Mas nos últimos tempos, mais de 50 anos depois, estava em curso uma corrida para ver quem seria o primeiro a regressar. Agora que muitos olhares se estão a virar para o mar, este interesse renovado foi motivado pela aventura e descoberta dos oceanos, pela ciência, pelo desenvolvimento de tecnologias marinhas e o turismo.

A Triton Submarines, empresa norte-americana que concebe e fabrica submarinos comerciais, está a construir um veículo para transportar turistas ao Challenger Deep, por mais de 180 mil euros o bilhete. A DOER Marine, outra empresa norte-americana, quer desenvolver novas tecnologias marinhas para a comunidade científica. O veículo que quer pôr no Challenger Deep terá dois a três tripulantes. E a Virgin Oceanic, fundada por Richard Branson, planeava levar um submersível até lá já durante este ano. Pilotado por Chris Welsh, o outro fundador da Virgin Oceanic, o veículo está no início dos testes no mar. É a aventura e a descoberta que movem a equipa de Branson, que viu agora fugir o feito para Cameron.

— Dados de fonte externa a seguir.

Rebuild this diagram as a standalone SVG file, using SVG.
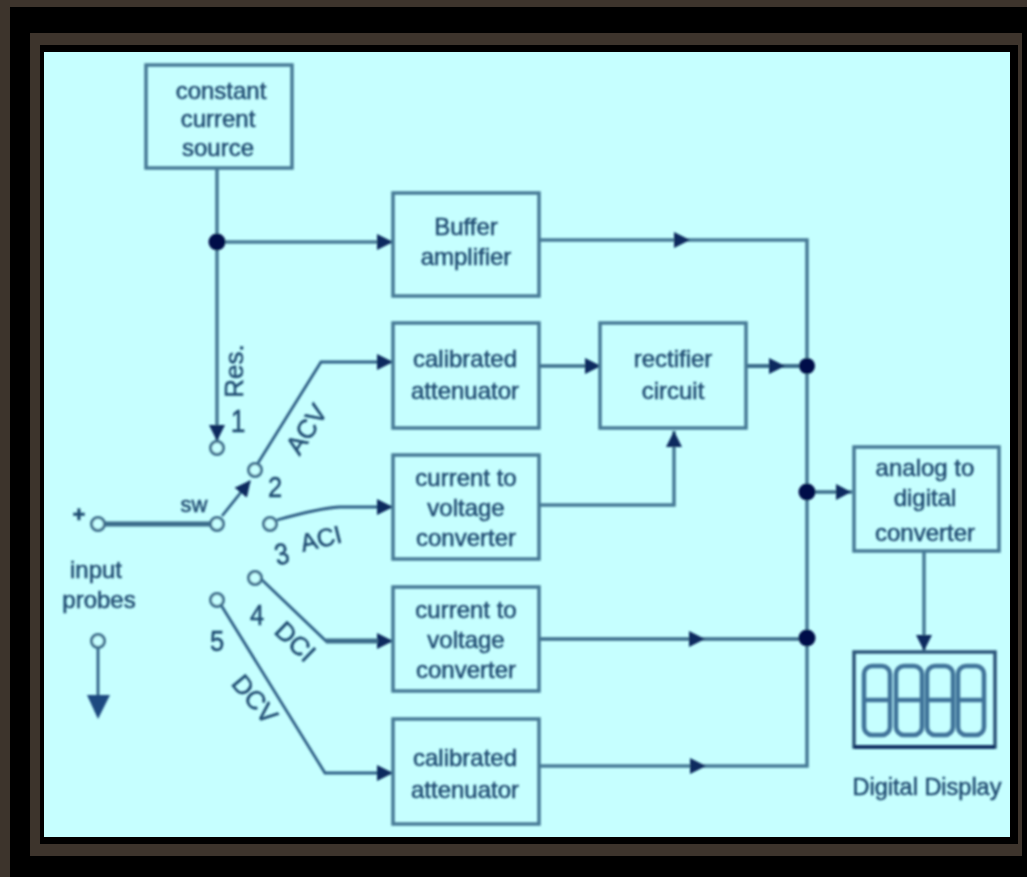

O realizador, de 57 anos, quis fazer um documentário sobre este local no fim da Terra, um projecto com a National Geographic Society, ele que tem ainda no currículo expedições aos destroços do navio alemão Bismarck e a emanações de água quente a grande profundidade no Atlântico e Pacífico.

Desta vez, Cameron é a personagem principal do documentário, baseado no mergulho no Deepsea Challenger, com sete metros de comprimento, que para além do seu habitáculo esférico metálico, que resiste à enorme pressão, tem holofotes potentes que iluminam o cenário das filmagens, câmaras de vídeo, máquinas fotográficas e instrumentos de recolha de água, sedimentos, rochas e animais. Os estudos científicos ficarão sobretudo a cargo da Instituição de Oceanografia Scripps, na Califórnia.

James Cameron teve a sorte de permanecer cerca de quatro horas lá em baixo - e quando voltou ao mundo cá de cima, às três da madrugada de segunda-feira (hora de Lisboa), numa subida tão rápida que demorou apenas 70 minutos, contou ao mundo só mais alguns pormenores. "É uma viagem dos diabos, passei o tempo a gritar na descida e a gritar na subida", disse à BBC online. "É sem dúvida o local mais remoto e isolado do planeta. Sinto que num único dia estive noutro planeta e voltei."

Deparou-se com lodo muito fino e algumas formas de vida pequenas e ainda por identificar. O que achou do abismo? "Um lugar quase desértico." Ficamos à espera do documentário para vivermos, nós também, a aventura.